*Instruction:* Repeat the data that follows, word for word, without the images.

*Given information:*
# # # # #

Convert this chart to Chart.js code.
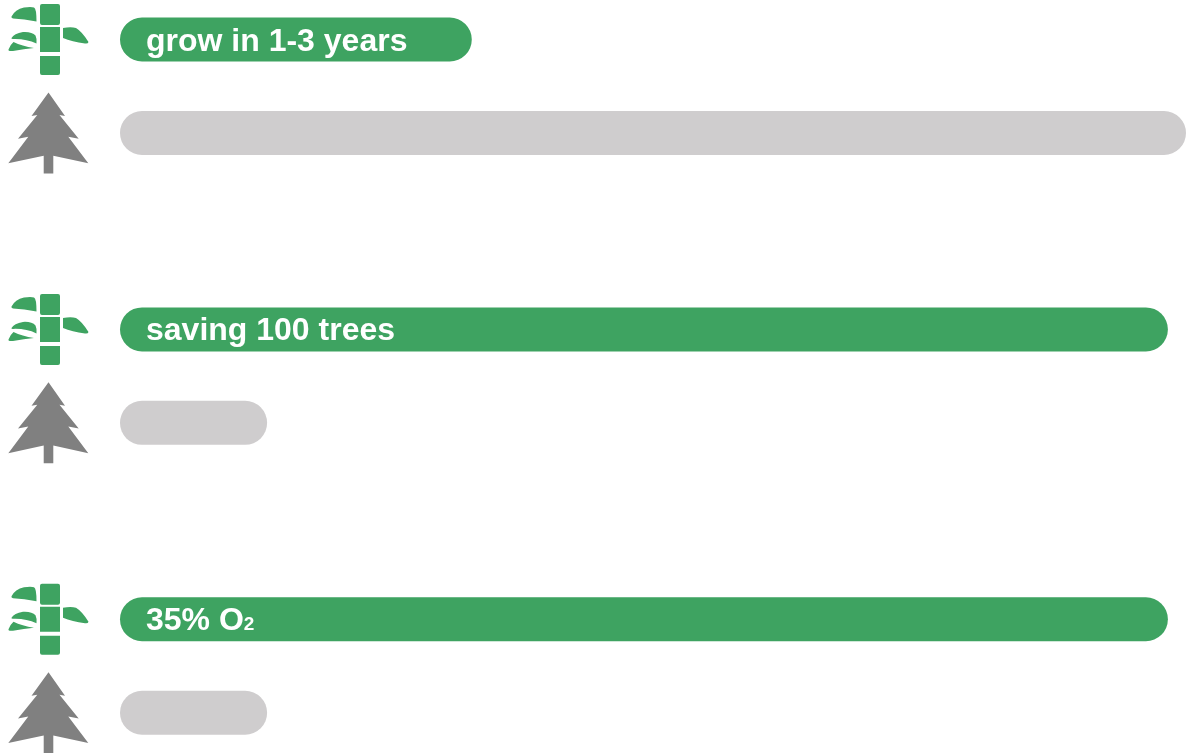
<!DOCTYPE html>
<html>
<head>
<meta charset="utf-8">
<style>
  html, body { margin: 0; padding: 0; background: #fff; overflow: hidden; }
  #wrap { width: 1186px; height: 753px; }
</style>
<script src="https://cdn.jsdelivr.net/npm/chart.js@4"></script>
</head>
<body>
<div id="wrap"><canvas id="chart" width="1186" height="753"></canvas></div>
<script>
// data (longest bar = 100)
const categories = ['grow in 1-3 years', 'saving 100 trees', '35% O2'];
const bambooValues = [33, 98.3, 98.3];
const treeValues = [100, 13.8, 13.8];

const green = '#3ea361';
const lightGrey = '#cfcdce';
const treeGrey = '#808080';

// icon shapes, drawn around y = 0 (middle of the bar they belong to)
const bambooPath = new Path2D(`
  M42 -35.5 H58 Q60 -35.5 60 -33.5 V-16.5 Q60 -14.5 58 -14.5 H42 Q40 -14.5 40 -16.5 V-33.5 Q40 -35.5 42 -35.5 Z
  M40 -12.5 H60 V12.5 H40 Z
  M40 16.5 H60 V33.5 Q60 35.5 58 35.5 H42 Q40 35.5 40 33.5 Z
  M11.5 -23 Q15 -30 24 -32 Q31 -33 34 -32 Q36.5 -31 36.5 -18 Q24 -20.5 13 -21 Q11 -21.5 11.5 -23 Z
  M11.5 -1.5 Q14 -6 23 -7.5 Q32 -8 35.5 -4 Q37 -1 36.5 4 Q26 -1 13 -0.5 Q11 -0.5 11.5 -1.5 Z
  M8.5 10 Q10 5.5 13.5 2.5 Q22 6.5 34 8.5 Q24 9.5 13 11.5 Q8 12 8.5 10 Z
  M63 -11.5 Q71 -13 76 -11.5 Q82 -8 88.5 2.5 Q88 4.5 85 4 Q72 2 63 -1.5 Z
`);
const treePath = new Path2D(`
  M48.5 -40.5 L65 -17 L59.5 -18 L78.7 5.7 L68.3 3.7 L88.3 30.3 L53.3 22.7 V40.5 H43.7 V22.7
  L8.3 30.3 L28.3 3.7 L18 5.7 L37.3 -18 L31.5 -17 Z
`);

const barIcons = {
  id: 'barIcons',
  afterDatasetsDraw(chart) {
    const ctx = chart.ctx;
    const paths = [bambooPath, treePath];
    const colors = [green, treeGrey];
    paths.forEach((path, i) => {
      chart.getDatasetMeta(i).data.forEach((bar) => {
        ctx.save();
        ctx.translate(0, bar.y);
        ctx.fillStyle = colors[i];
        ctx.fill(path);
        ctx.restore();
      });
    });
  }
};

// white text on the green bars, the 2 of O2 goes small
const barLabels = {
  id: 'barLabels',
  afterDatasetsDraw(chart) {
    const ctx = chart.ctx;
    ctx.save();
    ctx.fillStyle = '#fff';
    ctx.textBaseline = 'alphabetic';
    chart.getDatasetMeta(0).data.forEach((bar, i) => {
      const label = categories[i];
      const y = bar.y + 11;
      const x = bar.base + 26;
      ctx.font = 'bold 32px "Liberation Sans"';
      if (label.endsWith('O2')) {
        const head = label.slice(0, -1);
        ctx.fillText(head, x, y);
        const w = ctx.measureText(head).width;
        ctx.font = 'bold 19px "Liberation Sans"';
        ctx.fillText('2', x + w, y);
      } else {
        ctx.fillText(label, x, y);
      }
    });
    ctx.restore();
  }
};

new Chart(document.getElementById('chart'), {
  type: 'bar',
  data: {
    labels: categories,
    datasets: [
      { label: 'bamboo', data: bambooValues, backgroundColor: green },
      { label: 'tree', data: treeValues, backgroundColor: lightGrey }
    ]
  },
  options: {
    indexAxis: 'y',
    responsive: false,
    animation: false,
    events: [],
    layout: { padding: { left: 120, right: 0, top: 86.25, bottom: 87 } },
    datasets: {
      bar: {
        categoryPercentage: 0.645,
        barPercentage: 0.4706,
        borderRadius: 22,
        borderSkipped: false,
        clip: false
      }
    },
    scales: {
      x: { display: false, min: 0, max: 100 },
      y: { display: false, offset: false }
    },
    plugins: {
      legend: { display: false },
      title: { display: false },
      tooltip: { enabled: false }
    }
  },
  plugins: [barIcons, barLabels]
});
</script>
</body>
</html>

# # # # #

*Answer for this exercise:*
Convert this chart to Chart.js code.
<!DOCTYPE html>
<html>
<head>
<meta charset="utf-8">
<style>
  html, body { margin: 0; padding: 0; background: #fff; overflow: hidden; }
  #wrap { width: 1186px; height: 753px; }
</style>
<script src="https://cdn.jsdelivr.net/npm/chart.js@4"></script>
</head>
<body>
<div id="wrap"><canvas id="chart" width="1186" height="753"></canvas></div>
<script>
// data (longest bar = 100)
const categories = ['grow in 1-3 years', 'saving 100 trees', '35% O2'];
const bambooValues = [33, 98.3, 98.3];
const treeValues = [100, 13.8, 13.8];

const green = '#3ea361';
const lightGrey = '#cfcdce';
const treeGrey = '#808080';

// icon shapes, drawn around y = 0 (middle of the bar they belong to)
const bambooPath = new Path2D(`
  M42 -35.5 H58 Q60 -35.5 60 -33.5 V-16.5 Q60 -14.5 58 -14.5 H42 Q40 -14.5 40 -16.5 V-33.5 Q40 -35.5 42 -35.5 Z
  M40 -12.5 H60 V12.5 H40 Z
  M40 16.5 H60 V33.5 Q60 35.5 58 35.5 H42 Q40 35.5 40 33.5 Z
  M11.5 -23 Q15 -30 24 -32 Q31 -33 34 -32 Q36.5 -31 36.5 -18 Q24 -20.5 13 -21 Q11 -21.5 11.5 -23 Z
  M11.5 -1.5 Q14 -6 23 -7.5 Q32 -8 35.5 -4 Q37 -1 36.5 4 Q26 -1 13 -0.5 Q11 -0.5 11.5 -1.5 Z
  M8.5 10 Q10 5.5 13.5 2.5 Q22 6.5 34 8.5 Q24 9.5 13 11.5 Q8 12 8.5 10 Z
  M63 -11.5 Q71 -13 76 -11.5 Q82 -8 88.5 2.5 Q88 4.5 85 4 Q72 2 63 -1.5 Z
`);
const treePath = new Path2D(`
  M48.5 -40.5 L65 -17 L59.5 -18 L78.7 5.7 L68.3 3.7 L88.3 30.3 L53.3 22.7 V40.5 H43.7 V22.7
  L8.3 30.3 L28.3 3.7 L18 5.7 L37.3 -18 L31.5 -17 Z
`);

const barIcons = {
  id: 'barIcons',
  afterDatasetsDraw(chart) {
    const ctx = chart.ctx;
    const paths = [bambooPath, treePath];
    const colors = [green, treeGrey];
    paths.forEach((path, i) => {
      chart.getDatasetMeta(i).data.forEach((bar) => {
        ctx.save();
        ctx.translate(0, bar.y);
        ctx.fillStyle = colors[i];
        ctx.fill(path);
        ctx.restore();
      });
    });
  }
};

// white text on the green bars, the 2 of O2 goes small
const barLabels = {
  id: 'barLabels',
  afterDatasetsDraw(chart) {
    const ctx = chart.ctx;
    ctx.save();
    ctx.fillStyle = '#fff';
    ctx.textBaseline = 'alphabetic';
    chart.getDatasetMeta(0).data.forEach((bar, i) => {
      const label = categories[i];
      const y = bar.y + 11;
      const x = bar.base + 26;
      ctx.font = 'bold 32px "Liberation Sans"';
      if (label.endsWith('O2')) {
        const head = label.slice(0, -1);
        ctx.fillText(head, x, y);
        const w = ctx.measureText(head).width;
        ctx.font = 'bold 19px "Liberation Sans"';
        ctx.fillText('2', x + w, y);
      } else {
        ctx.fillText(label, x, y);
      }
    });
    ctx.restore();
  }
};

new Chart(document.getElementById('chart'), {
  type: 'bar',
  data: {
    labels: categories,
    datasets: [
      { label: 'bamboo', data: bambooValues, backgroundColor: green },
      { label: 'tree', data: treeValues, backgroundColor: lightGrey }
    ]
  },
  options: {
    indexAxis: 'y',
    responsive: false,
    animation: false,
    events: [],
    layout: { padding: { left: 120, right: 0, top: 86.25, bottom: 87 } },
    datasets: {
      bar: {
        categoryPercentage: 0.645,
        barPercentage: 0.4706,
        borderRadius: 22,
        borderSkipped: false,
        clip: false
      }
    },
    scales: {
      x: { display: false, min: 0, max: 100 },
      y: { display: false, offset: false }
    },
    plugins: {
      legend: { display: false },
      title: { display: false },
      tooltip: { enabled: false }
    }
  },
  plugins: [barIcons, barLabels]
});
</script>
</body>
</html>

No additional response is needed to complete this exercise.